* start Collected data *
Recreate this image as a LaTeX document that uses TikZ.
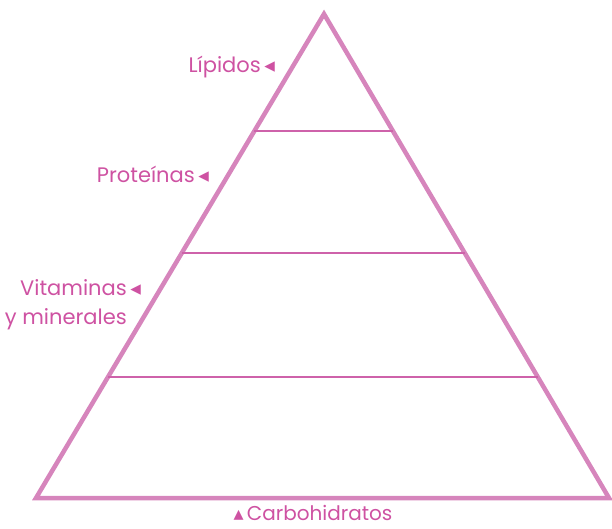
\documentclass[tikz,border=0pt]{standalone}
\usepackage{fontspec}
\setmainfont{Poppins}
\newfontfamily\symfont{DejaVu Sans}
\usetikzlibrary{calc,positioning}
\definecolor{pyrline}{RGB}{214,133,188}
\definecolor{pyrtext}{RGB}{206,82,162}
\definecolor{pyrlevel}{RGB}{206,98,170}
\newcommand{\lefttip}{\,{\symfont ◂}}
\newcommand{\uptip}{{\symfont ▴}\,}

\begin{document}
\begin{tikzpicture}[
  x=1pt, y=-1pt,
  outline/.style={draw=pyrline, line width=4.5pt, line join=miter},
  level/.style={draw=pyrlevel, line width=2pt},
  lbl/.style={text=pyrtext, font=\fontsize{21}{29}\selectfont, inner sep=0pt, align=right},
]
\useasboundingbox (0,0) rectangle (612,529);
% corners of the pyramid
\coordinate (apex) at (324,14);
\coordinate (bl) at (36,498);
\coordinate (br) at (609,498);
\draw[outline] (bl) -- (apex) -- (br) -- cycle;
% levels
\foreach \t/\n in {0.25/one,0.506/two,0.758/three}{
  \coordinate (l\n) at ($(bl)!\t!(apex)$);
  \coordinate (r\n) at ($(br)!\t!(apex)$);
  \draw[level] (l\n) -- (r\n);
}
% labels
\node[lbl, anchor=east] (lip) at (261,67) {Lípidos\rlap{\lefttip}};
\node[lbl, anchor=east] (pro) at (195,174) {Proteínas\rlap{\lefttip}};
\node[lbl, anchor=north east] (vit) at (127,279) {Vitaminas\rlap{\lefttip}\\y minerales};
\node[lbl, anchor=base, font=\fontsize{20}{29}\selectfont] (car) at (313,520) {\uptip Carbohidratos};
\end{tikzpicture}
\end{document}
* end Collected data *
» Direction
Return the whole listing, word for word, and leave out every picture.

» Exercise solution
Recreate this image as a LaTeX document that uses TikZ.
\documentclass[tikz,border=0pt]{standalone}
\usepackage{fontspec}
\setmainfont{Poppins}
\newfontfamily\symfont{DejaVu Sans}
\usetikzlibrary{calc,positioning}
\definecolor{pyrline}{RGB}{214,133,188}
\definecolor{pyrtext}{RGB}{206,82,162}
\definecolor{pyrlevel}{RGB}{206,98,170}
\newcommand{\lefttip}{\,{\symfont ◂}}
\newcommand{\uptip}{{\symfont ▴}\,}

\begin{document}
\begin{tikzpicture}[
  x=1pt, y=-1pt,
  outline/.style={draw=pyrline, line width=4.5pt, line join=miter},
  level/.style={draw=pyrlevel, line width=2pt},
  lbl/.style={text=pyrtext, font=\fontsize{21}{29}\selectfont, inner sep=0pt, align=right},
]
\useasboundingbox (0,0) rectangle (612,529);
% corners of the pyramid
\coordinate (apex) at (324,14);
\coordinate (bl) at (36,498);
\coordinate (br) at (609,498);
\draw[outline] (bl) -- (apex) -- (br) -- cycle;
% levels
\foreach \t/\n in {0.25/one,0.506/two,0.758/three}{
  \coordinate (l\n) at ($(bl)!\t!(apex)$);
  \coordinate (r\n) at ($(br)!\t!(apex)$);
  \draw[level] (l\n) -- (r\n);
}
% labels
\node[lbl, anchor=east] (lip) at (261,67) {Lípidos\rlap{\lefttip}};
\node[lbl, anchor=east] (pro) at (195,174) {Proteínas\rlap{\lefttip}};
\node[lbl, anchor=north east] (vit) at (127,279) {Vitaminas\rlap{\lefttip}\\y minerales};
\node[lbl, anchor=base, font=\fontsize{20}{29}\selectfont] (car) at (313,520) {\uptip Carbohidratos};
\end{tikzpicture}
\end{document}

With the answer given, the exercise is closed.